Certain statements included herein contain forward-looking statements within the meaning of federal securities laws about KEMET’s financial condition and results of operations that are based on management’s current expectations, estimates and projections about the markets, in which KEMET operates, as well as management’s beliefs and assumptions. Words such as “expects,” “anticipates,” “believes,” “estimates” or other similar expressions and future or conditional verbs such as “will,” “should,” “would,” and “could” are intended to identify such forward-looking statements. These statements are not guarantees of future performance and involve certain risks, uncertainties and assumptions, which are difficult to predict. Therefore, actual outcomes and results may differ materially from what is expressed or forecasted in, or implied by, such forward-looking statements.

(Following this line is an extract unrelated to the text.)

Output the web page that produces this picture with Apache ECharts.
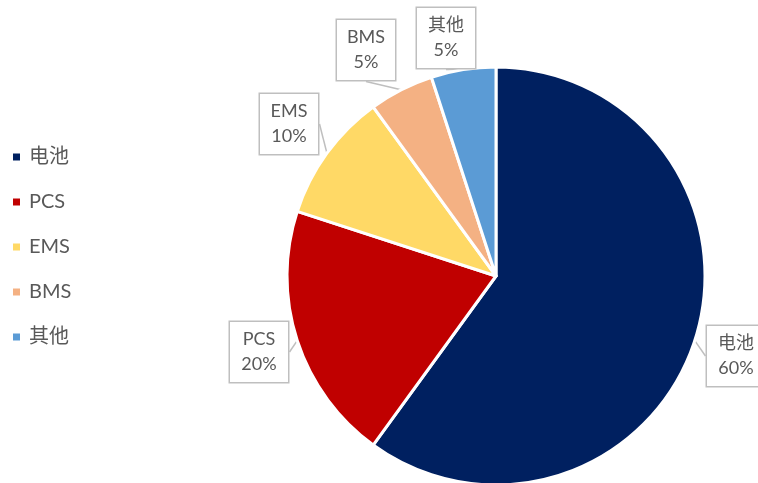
<!DOCTYPE html>
<html>
<head>
<meta charset="utf-8">
<script src="https://cdn.jsdelivr.net/npm/echarts@6/dist/echarts.min.js"></script>
<style>
  html, body { margin: 0; padding: 0; background: #fff; }
  #chart { width: 758px; height: 483px; }
</style>
</head>
<body>
<div id="chart"></div>
<script>
// Share of energy-storage system cost by component
const categories = ['电池', 'PCS', 'EMS', 'BMS', '其他'];
const shares = [60, 20, 10, 5, 5];
const colors = ['#002060', '#C00000', '#FFD966', '#F4B183', '#5B9BD5'];

// Centres of the callout boxes, one per slice
const calloutPos = [[736, 356], [259, 352], [289, 124], [366, 50], [446, 38]];

const fontFamily = 'Lato, "Noto Sans CJK SC", sans-serif';
const textColor = '#595959';

const chart = echarts.init(document.getElementById('chart'), null, { renderer: 'canvas' });

chart.setOption({
  animation: false,
  color: colors,
  legend: {
    orient: 'vertical',
    left: 6,
    top: 142,
    itemGap: 25,
    itemWidth: 9,
    itemHeight: 9,
    icon: 'rect',
    textStyle: { fontSize: 20, color: textColor, fontFamily: fontFamily, padding: [0, 0, 0, 3] },
    data: categories
  },
  series: [{
    type: 'pie',
    center: [496, 276],
    radius: 209,
    startAngle: 90,
    clockwise: true,
    itemStyle: { borderColor: '#fff', borderWidth: 3 },
    label: {
      show: true,
      position: 'outside',
      formatter: p => p.name + '\n' + p.value + '%',
      fontSize: 18,
      lineHeight: 25,
      color: textColor,
      fontFamily: fontFamily,
      backgroundColor: '#fff',
      borderColor: '#BFBFBF',
      borderWidth: 1.5,
      padding: [5, 9, 5, 9],
      align: 'center',
      overflow: 'none',
      width: 40
    },
    labelLine: {
      show: true,
      length: 8,
      length2: 0,
      lineStyle: { color: '#BFBFBF', width: 1.5 }
    },
    labelLayout: p => ({
      x: calloutPos[p.dataIndex][0],
      y: calloutPos[p.dataIndex][1],
      align: 'center',
      verticalAlign: 'middle'
    }),
    data: categories.map((c, i) => ({ name: c, value: shares[i] }))
  }]
});
</script>
</body>
</html>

This communication includes forward-looking statements relating to the proposed transaction between KEMET and Yageo, including financial estimates and statements as to the expected timing, completion and effects of the proposed transaction. These estimates and statements are subject to risks and uncertainties, and actual results might differ materially. Such estimates and statements include, but are not limited to, statements about the benefits of the proposed transaction, including future financial and operating results, the combined company’s plans, expectations and intentions, and other statements that are not historical facts. Such statements are based upon the current beliefs and expectations of the management of KEMET and Yageo and are subject to significant risks and uncertainties outside of our control. Actual results could differ materially based on factors including, but not limited to: (i) the occurrence of any event, change or other circumstances that could give rise to the termination of the merger agreement; (ii) the risk that KEMET stockholders may not approve the proposed transaction; (iii) the risk that Yageo stockholders may not approve the proposed transaction (if approval by Yageo’s stockholders is required by law); (iv) the risk that the necessary regulatory approvals may not be obtained or may be obtained subject to conditions that are not anticipated; (v) inability to complete the proposed transaction because, among other reasons, conditions to the closing of the proposed transaction may not be satisfied or waived; (vi) uncertainty as to the timing of completion of the proposed transaction; (vii) potential adverse effects or changes to relationships with customers, employees, suppliers or other parties resulting from the announcement or completion of the proposed transaction; (viii) potential litigation relating to the proposed transaction that could be instituted against KEMET, Yageo or their respective directors and officers, including the effects of any outcomes related thereto; or (ix) possible disruptions from the proposed transaction that could harm KEMET’s or Yageo’s business, including current plans and operations.

 

Discussions of additional risks and uncertainties are contained in KEMET’s filings with the United States Securities and Exchange Commission (the “SEC”). Readers are cautioned not to place undue reliance on these forward-looking statements, which reflect management’s judgment only as of the date hereof. KEMET and Yageo undertake no obligation to update publicly any of these forward-looking statements to reflect new information, future events or otherwise.

 

Additional Information and Where to Find It

 

This communication does not constitute an offer to sell or the solicitation of an offer to buy any securities or a solicitation of any vote or approval. In connection with the proposed transaction, KEMET will file with the SEC a proxy statement (and related white proxy card) on Schedule 14A and may file or furnish other documents with the SEC regarding the proposed transaction. This communication is not a substitute for the proxy statement or any other document which KEMET may file with the SEC. INVESTORS IN AND SECURITY HOLDERS OF KEMET ARE URGED TO READ THE PROXY STATEMENT AND ANY OTHER RELEVANT DOCUMENTS THAT ARE FILED OR FURNISHED OR WILL BE FILED OR WILL BE FURNISHED WITH THE SEC, AS WELL AS ANY AMENDMENTS OR SUPPLEMENTS TO THESE DOCUMENTS, CAREFULLY AND IN THEIR ENTIRETY BECAUSE THEY CONTAIN OR WILL CONTAIN IMPORTANT INFORMATION ABOUT THE PROPOSED TRANSACTION AND RELATED MATTERS. Investors and security holders may obtain free copies of the proxy statement (when available) and other documents filed with or furnished to the SEC by KEMET through the web site maintained by the SEC at www.sec.gov or by contacting the investor relations department of KEMET.

 

Participants in the Solicitation

 

KEMET and its directors and executive officers may be deemed to be participants in the solicitation of proxies from KEMET’s stockholders in connection with the proposed transaction. Information regarding KEMET’s directors and executive officers, including a description of their direct interests, by security holdings or otherwise, is contained in KEMET’s 2019 annual proxy statement filed with the SEC on June 18, 2019, and in the related amendment filed on July 1, 2019. A more complete description will be available in the proxy statement on Schedule 14A to be filed regarding the proposed transaction. These documents can be obtained free of charge from the sources indicated above.